- Official name: Kalingarayan Dam
- Country: India
- Coordinates: 11°26′31.8″N 77°40′35.5″E﻿ / ﻿11.442167°N 77.676528°E
- Status: Operational
- Opening date: 1283; 743 years ago

Dam and spillways
- Type of dam: Embankment and Barrage
- Length: 902.5 m (2,961 ft)

= Kalingarayan Anicut =

Kalingarayan Anicut is a barrage on the Bhavani River in Erode district, Tamil Nadu. It is located before Kooduthurai where Bhavani meets with Kaveri in Bhavani, Erode.

==History and design==
The dam was constructed by Kongu chieftain Kalingarayan Gounder. It is one of the ancient River linking projects in Tamil Nadu and was undertaken to establish a link between Bhavani River and Noyyal River. The project including construction of the dam and canal started in 1271 and was completed in 1283.

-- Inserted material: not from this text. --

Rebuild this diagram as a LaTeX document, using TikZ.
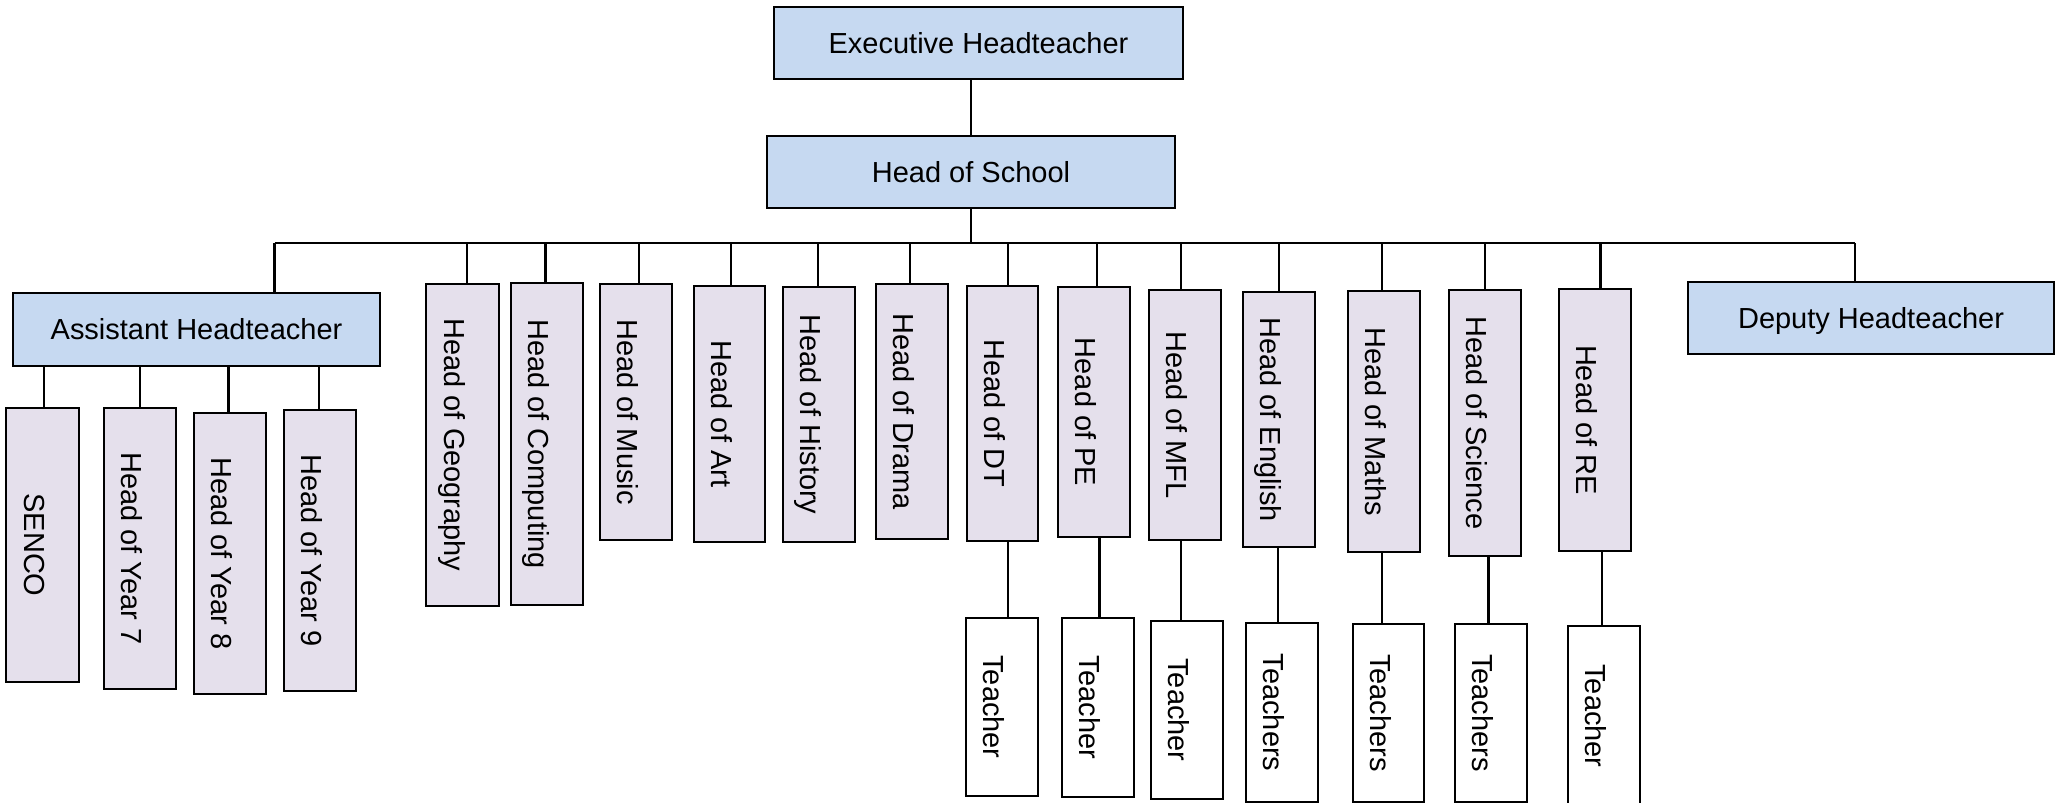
\documentclass[tikz,border=0pt]{standalone}
\usepackage{fontspec}
\setmainfont{Liberation Sans}
\definecolor{headblue}{HTML}{C6D9F1}
\definecolor{deptlilac}{HTML}{E5E0EC}
\tikzset{
  box/.style={draw=black, line width=1.1pt, inner sep=0pt,
    font=\fontsize{16.5}{19}\selectfont},
  wh/.style 2 args={minimum width=#1*0.02cm, minimum height=#2*0.02cm},
  lead/.style={box, fill=headblue, text height=11.8pt, text depth=0pt},
  dept/.style={box, fill=deptlilac, rotate=-90, text height=20.8pt, text depth=0pt},
  staff/.style={box, fill=white, rotate=-90, text height=20.8pt, text depth=0pt},
  link/.style={line width=1.2pt},
}
\begin{document}
\begin{tikzpicture}[x=0.02cm, y=-0.02cm]
  \fill[white] (0,0) rectangle (2064,803);
  \useasboundingbox (0,0) rectangle (2064,803);

  % senior leadership
  \node[lead, wh={409}{72}] (exec) at (978.5,43) {Executive Headteacher};
  \node[lead, wh={408}{72}] (hos) at (971,172) {Head of School};
  \node[lead, wh={367}{73}] (ah) at (196.5,329.5) {Assistant Headteacher};
  \node[lead, wh={366}{72}] (dep) at (1871,318) {Deputy Headteacher};

  % pastoral roles under the assistant headteacher
  \node[dept, wh={274}{73}] (senco) at (42.5,545) {SENCO};
  \node[dept, wh={281}{72}] (y7) at (140,548.5) {Head of Year 7};
  \node[dept, wh={281}{72}] (y8) at (230,553.5) {Head of Year 8};
  \node[dept, wh={281}{72}] (y9) at (320,550.5) {Head of Year 9};

  % subject leaders
  \node[dept, wh={322}{73}] (geo) at (462.5,445) {Head of Geography};
  \node[dept, wh={322}{72}] (comp) at (547,444) {Head of Computing};
  \node[dept, wh={256}{72}] (music) at (636,412) {Head of Music};
  \node[dept, wh={256}{71}] (art) at (729.5,414) {Head of Art};
  \node[dept, wh={255}{72}] (hist) at (819,414.5) {Head of History};
  \node[dept, wh={255}{72}] (drama) at (912,411.5) {Head of Drama};
  \node[dept, wh={255}{71}] (dt) at (1002.5,413.5) {Head of DT};
  \node[dept, wh={250}{72}] (pe) at (1094,412) {Head of PE};
  \node[dept, wh={250}{72}] (mfl) at (1185,415) {Head of MFL};
  \node[dept, wh={255}{72}] (eng) at (1279,419.5) {Head of English};
  \node[dept, wh={261}{72}] (maths) at (1384,421.5) {Head of Maths};
  \node[dept, wh={266}{72}] (sci) at (1485,423) {Head of Science};
  \node[dept, wh={262}{72}] (re) at (1595,420) {Head of RE};

  % teaching staff
  \node[staff, wh={178}{72}] (dtT) at (1002,707) {Teacher};
  \node[staff, wh={179}{72}] (peT) at (1098,707.5) {Teacher};
  \node[staff, wh={178}{72}] (mflT) at (1187,710) {Teacher};
  \node[staff, wh={179}{72}] (engT) at (1282,712.5) {Teachers};
  \node[staff, wh={178}{71}] (mathsT) at (1388.5,713) {Teachers};
  \node[staff, wh={178}{72}] (sciT) at (1491,713) {Teachers};
  \node[staff, wh={180}{72}] (reT) at (1604,716) {Teacher};

  % distribution bar
  \coordinate (busL) at (274.5,243);
  \coordinate (busR) at (1855,243);

  \draw[link] (hos.north |- exec.south) -- (hos.north);
  \draw[link] (hos.south) -- (hos.south |- busL);
  \draw[link] (busL) -- (busR);
  \draw[link] (busL) -- (busL |- ah.north);
  \draw[link] (busR) -- (busR |- dep.north);

  % drops from the bar to each subject leader (offset from the box centre)
  \foreach \n/\s in {geo/4.5,comp/-1.5,music/3,art/1.5,hist/-1,drama/-2,dt/5.5,
                     pe/3,mfl/-4,eng/0,maths/-2,sci/0,re/5.5} {
    \coordinate (\n-t) at ([xshift=\s*0.02cm]\n.west);
    \draw[link] (\n-t |- busL) -- (\n-t);
  }

  \foreach \n/\s in {senco/1.5,y7/0,y8/-1.5,y9/-1} {
    \coordinate (\n-t) at ([xshift=\s*0.02cm]\n.west);
    \draw[link] (\n-t |- ah.south) -- (\n-t);
  }

  % subject leader to teaching staff
  \foreach \d/\t/\s in {dt/dtT/5.5,pe/peT/5.5,mfl/mflT/-4,eng/engT/-1,
                        maths/mathsT/-2,sci/sciT/3.5,re/reT/7} {
    \coordinate (\d-b) at ([xshift=\s*0.02cm]\d.east);
    \draw[link] (\d-b) -- (\d-b |- \t.west);
  }
\end{tikzpicture}
\end{document}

This irrigation project involved the construction of a barrage to divert the water to Kalingarayan Canal. The dam and the canal irrigates approximately 15,743 acre of agricultural land. In 2016, Government of Tamil Nadu undertook development works to strengthen the dam's embankments by concrete plugging.

==Tourism==
In 2017, Government of Tamil Nadu planned to convert the dam into a tourist attraction. In 2017, a children's park along with a memorial hall and statue of Kalingarayan was inaugurated by then Chief Minister of Tamil Nadu Palaniswami.